The loss comes from the culture that easy piracy brings.
It's not that SC2 will lose sales right now, it's the threat that if piracy becomes easier and more widespread that SC4 or SC5 or whatever product they make in the future gets hurt. The harder it is to pirate, the less people will pirate. The less people pirate the smaller the chance that piracy will hurt sales.
Those friends of yours only pirate because they know that they can do it. Piracy to them is this thing they can do easily. The goal of anti-piracy campaigns is to minimize the population of these people. You don't do that by asking pirates to stop pirating, you do that by physically and intentionally changing your product to counteract common piracy techniques.
I agree. When they find a way to stop piracy without something as awful as most drm (which doesnt stop anyone i should add) I absolutely think they should include it in everything.
But the thing i was getting at was that cutting LAN support and limiting your customers (aka must be online to play) will improve your sales BUT giving your customers all you can and supporting them will improve your sales by as much. There was a youtube video earlier in this thread with Gabe Newell talking about how piracy isnt a problem for them, i encourage everyone to look at it.
On June 23 2011 07:41 Strayline wrote: The thing I'm wondering about is how long will it be before someone just sets up an alternate battle.net server in China. People set up fake WoW servers and such so it's not like it's impossible to set up pirate servers without LAN support already in the game--LAN just makes it much easier. After this happens will Blizzard then release LAN support to the rest of the community?
The way that B.net is set up right now, it's pretty difficult to create a crack since it would need to emulate quite a bit of the B.net architecture in order for it to work (or so I've heard). The hackers are already making small progress in cracking the multiplayer despite the difficulty, and I assume that adding in a LAN mode would only make their efforts easier.
And it is easier to stop a few versions of a complicated hack. If there was lan the hack would be so easy that it would be impossible to keep the losses low.
Blizzard has also made the chinese version od SC2 a mini transaction type of game, keeping the demand for hacks on a low.
The chat client and other Bnet features are pretty lame at the moment, i admit. You blame everything on greed yet have no real proof. You say this or that is simple yet you know nothing about how the client works or how much work it takes.

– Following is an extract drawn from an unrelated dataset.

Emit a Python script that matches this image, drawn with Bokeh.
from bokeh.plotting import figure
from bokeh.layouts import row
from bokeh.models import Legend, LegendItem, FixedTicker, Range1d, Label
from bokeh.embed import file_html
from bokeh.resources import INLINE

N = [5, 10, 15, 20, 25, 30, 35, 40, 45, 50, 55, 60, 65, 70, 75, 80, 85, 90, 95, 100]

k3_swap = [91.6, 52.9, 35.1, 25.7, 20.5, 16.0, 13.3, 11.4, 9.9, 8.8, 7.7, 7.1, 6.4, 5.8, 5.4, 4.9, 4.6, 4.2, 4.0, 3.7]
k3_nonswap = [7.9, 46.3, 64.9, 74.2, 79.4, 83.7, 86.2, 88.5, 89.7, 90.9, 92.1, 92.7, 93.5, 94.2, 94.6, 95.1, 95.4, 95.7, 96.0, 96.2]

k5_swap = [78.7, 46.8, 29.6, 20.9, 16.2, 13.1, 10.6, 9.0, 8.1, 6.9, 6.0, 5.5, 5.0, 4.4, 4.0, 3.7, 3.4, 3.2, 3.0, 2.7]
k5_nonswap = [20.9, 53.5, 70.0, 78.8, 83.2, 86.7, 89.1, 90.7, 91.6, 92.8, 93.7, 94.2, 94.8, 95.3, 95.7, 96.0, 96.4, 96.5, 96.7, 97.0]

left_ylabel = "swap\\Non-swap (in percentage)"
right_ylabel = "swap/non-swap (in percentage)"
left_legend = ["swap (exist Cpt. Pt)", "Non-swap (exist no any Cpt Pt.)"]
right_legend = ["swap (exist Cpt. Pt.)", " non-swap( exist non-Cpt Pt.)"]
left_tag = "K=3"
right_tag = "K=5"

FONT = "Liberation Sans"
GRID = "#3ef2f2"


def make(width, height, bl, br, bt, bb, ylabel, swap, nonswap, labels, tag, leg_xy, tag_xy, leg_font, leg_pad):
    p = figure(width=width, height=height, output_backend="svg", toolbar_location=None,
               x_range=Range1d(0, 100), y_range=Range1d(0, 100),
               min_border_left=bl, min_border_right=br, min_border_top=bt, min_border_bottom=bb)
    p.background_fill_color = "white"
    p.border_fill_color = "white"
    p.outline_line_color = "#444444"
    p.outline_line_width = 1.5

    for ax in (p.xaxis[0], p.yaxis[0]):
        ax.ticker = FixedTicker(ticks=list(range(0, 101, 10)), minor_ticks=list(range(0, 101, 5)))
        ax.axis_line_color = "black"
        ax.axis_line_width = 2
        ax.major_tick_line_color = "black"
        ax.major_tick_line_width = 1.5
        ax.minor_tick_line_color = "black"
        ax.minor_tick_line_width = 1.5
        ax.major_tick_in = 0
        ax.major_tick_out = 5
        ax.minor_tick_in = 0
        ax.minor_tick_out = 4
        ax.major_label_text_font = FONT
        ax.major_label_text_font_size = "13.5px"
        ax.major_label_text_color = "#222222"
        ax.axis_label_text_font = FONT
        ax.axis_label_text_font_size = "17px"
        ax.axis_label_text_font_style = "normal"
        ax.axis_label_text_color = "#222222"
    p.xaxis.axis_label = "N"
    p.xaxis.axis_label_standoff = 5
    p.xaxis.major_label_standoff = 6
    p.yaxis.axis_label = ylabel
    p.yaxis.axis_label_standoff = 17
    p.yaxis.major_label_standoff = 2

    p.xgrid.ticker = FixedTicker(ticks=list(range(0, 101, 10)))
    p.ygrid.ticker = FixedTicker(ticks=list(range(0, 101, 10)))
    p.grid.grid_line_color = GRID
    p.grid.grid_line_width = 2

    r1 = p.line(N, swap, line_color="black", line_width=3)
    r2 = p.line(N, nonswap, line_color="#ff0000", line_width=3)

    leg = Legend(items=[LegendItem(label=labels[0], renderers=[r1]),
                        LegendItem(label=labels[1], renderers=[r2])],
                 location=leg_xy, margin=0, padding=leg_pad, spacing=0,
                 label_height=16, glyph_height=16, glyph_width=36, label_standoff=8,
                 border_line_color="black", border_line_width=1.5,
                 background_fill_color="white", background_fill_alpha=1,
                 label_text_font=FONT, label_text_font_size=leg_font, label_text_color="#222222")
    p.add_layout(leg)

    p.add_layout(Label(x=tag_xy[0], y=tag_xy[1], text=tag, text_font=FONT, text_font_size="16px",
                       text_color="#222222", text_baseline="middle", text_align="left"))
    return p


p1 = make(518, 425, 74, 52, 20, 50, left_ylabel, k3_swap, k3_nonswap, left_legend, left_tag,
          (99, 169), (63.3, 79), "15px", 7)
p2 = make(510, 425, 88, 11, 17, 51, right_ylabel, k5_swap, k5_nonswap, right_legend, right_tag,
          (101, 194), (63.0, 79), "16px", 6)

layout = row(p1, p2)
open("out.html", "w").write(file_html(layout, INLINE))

I'm a programmer and CS student myself, so i know some things about software development. Name change is already implemented just not free, so i call that one easy. Dnd also can't be too hard you just have to track the status on the serverside (which i presume they do cause it shows you the status of your friends in the client) and then don't pass the messages if the target is on "block" mode. Im well aware that other things are more difficult and that even little changes require extensive testing and deployment can fuck things up. But blizz has so much capacity that it really shouldn't be a problem
So you're saying the options Blizzard had was to either spend more money than they already did to try to get a *possibly* safe LAN system or ensure they prevent LAN abuse by saving money and not spend any resources in coding/testing it?
And you're confused why Blizzard decided to use the free option of not bothering with LAN? (Using your logic of course)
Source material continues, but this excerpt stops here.